# Given data start

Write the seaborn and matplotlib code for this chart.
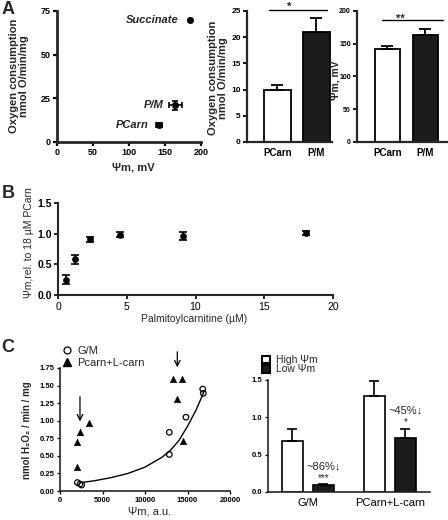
import matplotlib
matplotlib.use("Agg")
import matplotlib.pyplot as plt
import numpy as np
import pandas as pd
import seaborn as sns
from matplotlib.lines import Line2D
from matplotlib.patches import Patch

# ---------------- data ----------------
# Panel A (scatter)
a_subs = ["Succinate", "P/M", "PCarn"]
a_psi = [185, 164, 142]
a_psi_err = [0, 9, 4]
a_o2 = [70, 21, 10]
a_o2_err = [0, 2.7, 0.8]

# Panel A (bars)
a_bar_cats = ["PCarn", "P/M"]
a_bar_o2 = [10, 21]
a_bar_o2_err = [0.8, 2.7]
a_bar_psi = [142, 164]
a_bar_psi_err = [5, 9]

# Panel B
b_conc = [0.6, 1.2, 2.3, 4.5, 9.1, 18.0]
b_psi = [0.25, 0.58, 0.91, 0.98, 0.96, 1.01]
b_err = [0.07, 0.07, 0.04, 0.04, 0.07, 0.03]

# Panel C (scatter)
c_gm_x = [2040, 2350, 2550, 12860, 12860, 14820, 16790, 16860]
c_gm_y = [0.12, 0.10, 0.085, 0.835, 0.52, 1.05, 1.45, 1.39]
c_pc_x = [2040, 2040, 2350, 3450, 13330, 14310, 13800, 14430]
c_pc_y = [0.70, 0.346, 0.835, 0.965, 1.59, 1.59, 1.306, 0.712]
c_fit_x = [2500, 4000, 6000, 8000, 10000, 12000, 13000, 14000, 15000, 16000, 16900]
c_fit_y = [0.12, 0.145, 0.19, 0.25, 0.34, 0.48, 0.58, 0.72, 0.92, 1.15, 1.40]
c_arrow_x = [2350, 13800]

# Panel C (bars)
c_groups = ["G/M", "PCarn+L-carn"]
c_states = ["High \u03a8m", "Low \u03a8m"]
c_high = [0.68, 1.29]
c_high_err = [0.16, 0.20]
c_low = [0.09, 0.717]
c_low_err = [0.012, 0.13]
c_pct = ["~86%\u2193", "~45%\u2193"]
c_sig = ["***", "*"]

# ---------------- style ----------------
sns.set_style("ticks")
plt.rcParams["font.family"] = ["Liberation Sans", "DejaVu Sans"]
NARROW = ["Liberation Sans Narrow", "Liberation Sans", "DejaVu Sans"]

W, H = 448, 520
fig = plt.figure(figsize=(W / 100, H / 100), dpi=100)
fig.patch.set_facecolor("white")


def add_ax(l, t, r, b):
    return fig.add_axes([l / W, 1 - b / H, (r - l) / W, (b - t) / H])


def fx(x):
    return x / W


def fy(y):
    return 1 - y / H


def style_ax(ax, lw, ticksize, tlen=3, bold=True, family=NARROW):
    sns.despine(ax=ax)
    for s in ("left", "bottom"):
        ax.spines[s].set_linewidth(lw)
    ax.tick_params(width=lw * 0.8, length=tlen, labelsize=ticksize, pad=1.5, colors="black")
    for lab in ax.get_xticklabels() + ax.get_yticklabels():
        lab.set_fontweight("bold" if bold else "normal")
        lab.set_family(family)
    ax.set_xlabel("")
    ax.set_ylabel("")
    ax.patch.set_alpha(0)


# ---------------- Panel A: scatter ----------------
ax1 = add_ax(57, 11, 201, 142)
sns.scatterplot(x=a_psi, y=a_o2, color="black", s=22, edgecolor="black", ax=ax1, zorder=3)
ax1.errorbar(a_psi, a_o2, xerr=a_psi_err, yerr=a_o2_err, fmt="none", ecolor="black",
             elinewidth=1.2, capsize=2.5, capthick=1.2)
for name, xv, yv in zip(a_subs, a_psi, a_o2):
    ax1.annotate(name, (xv, yv), xytext=(-8, 0), textcoords="offset points",
                 ha="right", va="center", fontsize=8, fontweight="bold", fontstyle="italic")
ax1.set_xlim(0, 200)
ax1.set_ylim(0, 75)
ax1.set_xticks([0, 50, 100, 150, 200])
ax1.set_yticks([0, 25, 50, 75])
style_ax(ax1, 2.0, 6.5)
fig.text(fx(19), fy(76), "Oxygen consumption\nnmol O/min/mg", rotation=90, ha="center",
         va="center", fontsize=8, fontweight="bold", linespacing=1.05)
fig.text(fx(133), fy(167), "\u03a8m, mV", ha="center", va="center", fontsize=8, fontweight="bold")

# ---------------- Panel A: bars ----------------
pal2 = ["white", "#1c1c1c"]


def bar_panel(ax, vals, errs, width):
    sns.barplot(x=a_bar_cats, y=vals, hue=a_bar_cats, palette=pal2, legend=False,
                edgecolor="black", linewidth=1.3, width=width, ax=ax)
    for cont, e in zip(ax.containers, errs):
        for p in cont.patches:
            xc = p.get_x() + p.get_width() / 2
            ax.errorbar([xc], [p.get_height()], yerr=[[0], [e]], fmt="none", ecolor="black",
                        elinewidth=1.3, capsize=4, capthick=1.3, zorder=1)


ax2 = add_ax(247, 11, 332, 142)
bar_panel(ax2, a_bar_o2, a_bar_o2_err, 0.69)
ax2.set_xlim(-0.78, 1.40)
ax2.set_ylim(0, 25)
ax2.set_yticks([0, 5, 10, 15, 20, 25])
style_ax(ax2, 1.6, 6)
ax2.tick_params(axis="x", length=0, pad=4)
for lab in ax2.get_xticklabels():
    lab.set_fontsize(7)
ax2.plot([-0.22, 1.27], [25.2, 25.2], color="black", lw=1.0, clip_on=False)
ax2.text(0.3, 25.2, "*", ha="center", va="baseline", fontsize=8, fontweight="bold")
fig.text(fx(218), fy(78), "Oxygen consumption\nnmol O/min/mg", rotation=90, ha="center",
         va="center", fontsize=8, fontweight="bold", linespacing=1.05)

ax3 = add_ax(357, 11, 447, 142)
bar_panel(ax3, a_bar_psi, a_bar_psi_err, 0.66)
ax3.set_xlim(-0.80, 1.57)
ax3.set_ylim(0, 200)
ax3.set_yticks([0, 50, 100, 150, 200])
style_ax(ax3, 1.6, 5)
ax3.tick_params(axis="x", length=0, pad=4)
for lab in ax3.get_xticklabels():
    lab.set_fontsize(7)
ax3.plot([-0.14, 1.46], [187, 187], color="black", lw=1.0, clip_on=False)
ax3.text(0.35, 184, "**", ha="center", va="baseline", fontsize=8, fontweight="bold")
fig.text(fx(335.5), fy(80), "\u03a8m, mV", rotation=90, ha="center", va="center",
         fontsize=7.5, fontweight="bold", zorder=10)

# ---------------- Panel B ----------------
axb = add_ax(58, 203, 333, 295)
sns.scatterplot(x=b_conc, y=b_psi, color="black", s=20, edgecolor="black", ax=axb, zorder=3)
axb.errorbar(b_conc, b_psi, yerr=b_err, fmt="none", ecolor="black", elinewidth=1.2,
             capsize=3, capthick=1.2)
axb.set_xlim(0, 20)
axb.set_ylim(0, 1.5)
axb.set_xticks([0, 5, 10, 15, 20])
axb.set_yticks([0, 0.5, 1.0, 1.5])
axb.yaxis.set_major_formatter(matplotlib.ticker.FormatStrFormatter("%.1f"))
style_ax(axb, 1.5, 7.5)
for lab in axb.get_xticklabels():
    lab.set_fontweight("normal")
    lab.set_family(["Liberation Sans", "DejaVu Sans"])
    lab.set_fontsize(7.5)
axb.tick_params(axis="x", pad=2)
fig.text(fx(194), fy(319), "Palmitoylcarnitine (\u00b5M)", ha="center", va="center", fontsize=7.5)
fig.text(fx(29), fy(243), "\u03a8m,rel. to 18 \u00b5M PCarn", rotation=90, ha="center",
         va="center", fontsize=7.5, family=NARROW)

# ---------------- Panel C: scatter ----------------
axc = add_ax(60, 368, 230, 491)
sns.lineplot(x=c_fit_x, y=c_fit_y, color="black", lw=1.0, ax=axc, zorder=2)
sns.scatterplot(x=c_gm_x, y=c_gm_y, marker="o", s=16, facecolor="none", edgecolor="black",
                linewidth=0.9, ax=axc, zorder=3)
sns.scatterplot(x=c_pc_x, y=c_pc_y, marker="^", s=22, color="black", edgecolor="black",
                ax=axc, zorder=3)
axc.annotate("", xy=(c_arrow_x[0], 0.99), xytext=(c_arrow_x[0], 1.34),
             arrowprops=dict(arrowstyle="->", color="black", lw=0.9, shrinkA=0, shrinkB=0))
axc.annotate("", xy=(c_arrow_x[1], 1.76), xytext=(c_arrow_x[1], 1.98),
             arrowprops=dict(arrowstyle="->", color="black", lw=0.9, shrinkA=0, shrinkB=0),
             annotation_clip=False)
axc.set_xlim(0, 20000)
axc.set_ylim(0, 1.75)
axc.set_xticks([0, 5000, 10000, 15000, 20000])
axc.set_yticks(np.arange(0, 1.76, 0.25))
axc.yaxis.set_major_formatter(matplotlib.ticker.FormatStrFormatter("%.2f"))
style_ax(axc, 1.2, 5.5, tlen=2.5)
fig.text(fx(27), fy(430), "nmol H\u2082O\u2082 / min / mg", rotation=90, ha="center", va="center",
         fontsize=7, fontweight="bold")
fig.text(fx(150), fy(512), "\u03a8m, a.u.", ha="center", va="center", fontsize=8)
leg_handles = [
    Line2D([], [], marker="o", ls="none", mfc="none", mec="black", ms=5, mew=0.9),
    Line2D([], [], marker="^", ls="none", mfc="black", mec="black", ms=6),
]
fig.legend(leg_handles, ["G/M", "Pcarn+L-carn"], loc="upper left",
           bbox_to_anchor=(fx(63), fy(346)), frameon=False, fontsize=8,
           handlelength=0.8, handletextpad=0.5, labelspacing=0.2, borderpad=0,
           borderaxespad=0)

# ---------------- Panel C: bars ----------------
df_c = pd.DataFrame({
    "group": c_groups * 2,
    "state": [c_states[0]] * 2 + [c_states[1]] * 2,
    "value": c_high + c_low,
})
axd = add_ax(268, 380, 430, 492)
sns.barplot(data=df_c, x="group", y="value", hue="state", hue_order=c_states,
            palette=pal2, width=0.76, gap=0.33, edgecolor="black", linewidth=1.2,
            legend=False, ax=axd)
for cont, errs in zip(axd.containers, [c_high_err, c_low_err]):
    for p, e in zip(cont.patches, errs):
        xc = p.get_x() + p.get_width() / 2
        axd.errorbar([xc], [p.get_height()], yerr=[[0], [e]], fmt="none", ecolor="black",
                     elinewidth=1.2, capsize=3.5, capthick=1.2, zorder=1)
low_cont = axd.containers[1]
for p, e, pct, sig in zip(low_cont.patches, c_low_err, c_pct, c_sig):
    xc = p.get_x() + p.get_width() / 2
    top = p.get_height() + e
    axd.annotate(sig, (xc, top), xytext=(0, 1), textcoords="offset points", ha="center",
                 va="bottom", fontsize=7)
    axd.annotate(pct, (xc, top), xytext=(0, 9.5), textcoords="offset points", ha="center",
                 va="bottom", fontsize=8)
axd.set_xlim(-0.485, 1.49)
axd.set_ylim(0, 1.5)
axd.set_yticks([0, 0.5, 1.0, 1.5])
axd.yaxis.set_major_formatter(matplotlib.ticker.FormatStrFormatter("%.1f"))
style_ax(axd, 1.2, 5.5, tlen=2.5)
axd.tick_params(axis="x", length=0, pad=4)
for lab in axd.get_xticklabels():
    lab.set_fontweight("normal")
    lab.set_family(["Liberation Sans", "DejaVu Sans"])
    lab.set_fontsize(8)
leg2 = [Patch(facecolor="white", edgecolor="black", linewidth=1.5),
        Patch(facecolor="#1c1c1c", edgecolor="black", linewidth=1.5)]
fig.legend(leg2, c_states, loc="upper left", bbox_to_anchor=(fx(262), fy(355)),
           frameon=False, fontsize=7.5, handlelength=0.75, handleheight=0.75,
           handletextpad=0.6, labelspacing=-0.05, borderpad=0, borderaxespad=0)

# ---------------- panel letters ----------------
for letter, (px, py) in zip("ABC", [(8, 9), (8, 194), (8, 347)]):
    fig.text(fx(px), fy(py), letter, ha="center", va="center", fontsize=13, fontweight="bold")

fig.savefig("out.png", dpi=100, facecolor="white")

# Given data end

Exactly restate the lines from the beginning of the data through the line with "return 1 - y / H", and no others, keeping pictures out.

Write the seaborn and matplotlib code for this chart.
import matplotlib
matplotlib.use("Agg")
import matplotlib.pyplot as plt
import numpy as np
import pandas as pd
import seaborn as sns
from matplotlib.lines import Line2D
from matplotlib.patches import Patch

# ---------------- data ----------------
# Panel A (scatter)
a_subs = ["Succinate", "P/M", "PCarn"]
a_psi = [185, 164, 142]
a_psi_err = [0, 9, 4]
a_o2 = [70, 21, 10]
a_o2_err = [0, 2.7, 0.8]

# Panel A (bars)
a_bar_cats = ["PCarn", "P/M"]
a_bar_o2 = [10, 21]
a_bar_o2_err = [0.8, 2.7]
a_bar_psi = [142, 164]
a_bar_psi_err = [5, 9]

# Panel B
b_conc = [0.6, 1.2, 2.3, 4.5, 9.1, 18.0]
b_psi = [0.25, 0.58, 0.91, 0.98, 0.96, 1.01]
b_err = [0.07, 0.07, 0.04, 0.04, 0.07, 0.03]

# Panel C (scatter)
c_gm_x = [2040, 2350, 2550, 12860, 12860, 14820, 16790, 16860]
c_gm_y = [0.12, 0.10, 0.085, 0.835, 0.52, 1.05, 1.45, 1.39]
c_pc_x = [2040, 2040, 2350, 3450, 13330, 14310, 13800, 14430]
c_pc_y = [0.70, 0.346, 0.835, 0.965, 1.59, 1.59, 1.306, 0.712]
c_fit_x = [2500, 4000, 6000, 8000, 10000, 12000, 13000, 14000, 15000, 16000, 16900]
c_fit_y = [0.12, 0.145, 0.19, 0.25, 0.34, 0.48, 0.58, 0.72, 0.92, 1.15, 1.40]
c_arrow_x = [2350, 13800]

# Panel C (bars)
c_groups = ["G/M", "PCarn+L-carn"]
c_states = ["High \u03a8m", "Low \u03a8m"]
c_high = [0.68, 1.29]
c_high_err = [0.16, 0.20]
c_low = [0.09, 0.717]
c_low_err = [0.012, 0.13]
c_pct = ["~86%\u2193", "~45%\u2193"]
c_sig = ["***", "*"]

# ---------------- style ----------------
sns.set_style("ticks")
plt.rcParams["font.family"] = ["Liberation Sans", "DejaVu Sans"]
NARROW = ["Liberation Sans Narrow", "Liberation Sans", "DejaVu Sans"]

W, H = 448, 520
fig = plt.figure(figsize=(W / 100, H / 100), dpi=100)
fig.patch.set_facecolor("white")


def add_ax(l, t, r, b):
    return fig.add_axes([l / W, 1 - b / H, (r - l) / W, (b - t) / H])


def fx(x):
    return x / W


def fy(y):
    return 1 - y / H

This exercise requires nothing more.